Introduction to Multithreading

7.1 Introduction to Multithreading

7.1.1 Explanation

Multithreading is one of Java’s most powerful features that allows concurrent execution of two or more parts of a program — called threads — to maximize CPU utilization. Each thread runs independently, yet shares the same memory space, enabling parallel processing and efficient resource management.

In a single-threaded environment, only one task executes at a time. In contrast, multithreading allows multiple tasks to run simultaneously, improving responsiveness, performance, and throughput.

Threads can be created by either:

1. Extending the Thread class and overriding its run() method, or
   
2. Implementing the Runnable interface and passing an instance to a Thread object.
   

The Java Virtual Machine (JVM) manages thread scheduling and execution using a Thread Scheduler based on priorities and system load.
Java’s modern concurrency model (since Java 8+) enhances traditional threads with Executors, Callable, Future, and Virtual Threads (introduced in Java 21), simplifying concurrent programming for scalable applications.

7.1.2 Code

class MyThread extends Thread {

public void run() {

for (int i = 1; i <= 5; i++) {

System.out.println(Thread.currentThread().getName() + " - Count: " + i);

try { Thread.sleep(500); } catch (InterruptedException e) { e.printStackTrace(); }

}

}

}

public class ThreadExample {

public static void main(String[] args) {

MyThread t1 = new MyThread();

MyThread t2 = new MyThread();

t1.start();  // starts first thread

t2.start();  // starts second thread

System.out.println("Main thread completed.");

}

}

7.1.3 Example

Possible Output (interleaved):

Thread-0 - Count: 1

Thread-1 - Count: 1

Thread-0 - Count: 2

Thread-1 - Count: 2

...

Main thread completed.

Explanation:
Two threads (t1 and t2) execute concurrently, printing their counts asynchronously.
The sleep() method pauses each thread briefly, allowing interleaving of execution.
This demonstrates true parallel behavior controlled by the JVM’s thread scheduler.

7.1.4 Use Cases

• Running background tasks in desktop or server applications.
  
• Performing parallel data processing in analytics pipelines.
  
• Enhancing performance in I/O-bound or computation-heavy systems.
  
• Improving responsiveness in GUI or real-time applications.
  

7.1.5 Relevant Table

7.2 Runnable Interface and Thread Lifecycle

7.2.1 Explanation

The Runnable interface is a functional interface that defines a single method run(). It provides a cleaner, more flexible way to define tasks separate from the thread itself, enabling reuse with different thread pools or executor services.

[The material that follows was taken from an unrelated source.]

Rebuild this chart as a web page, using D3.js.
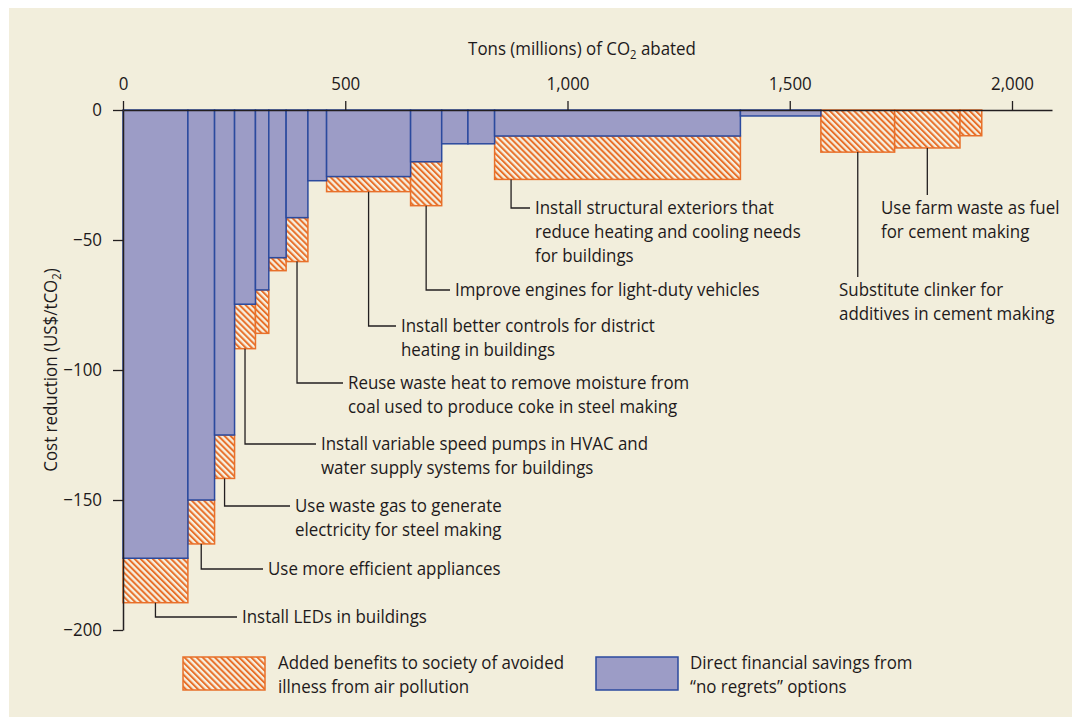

When a Runnable object is passed to a Thread constructor, the run() method defines what the thread executes. This approach decouples task definition from thread control, which is considered best practice in modern Java design.

A thread in Java follows a lifecycle managed by the JVM:

1. New: Thread created but not started.
   
2. Runnable: Ready to execute, waiting for CPU time.
   
3. Running: Actively executing code.
   
4. Blocked/Waiting: Paused for resources or synchronization.
   
5. Terminated: Completed execution.
   

Developers can control this lifecycle using methods like start(), sleep(), join(), and interrupt().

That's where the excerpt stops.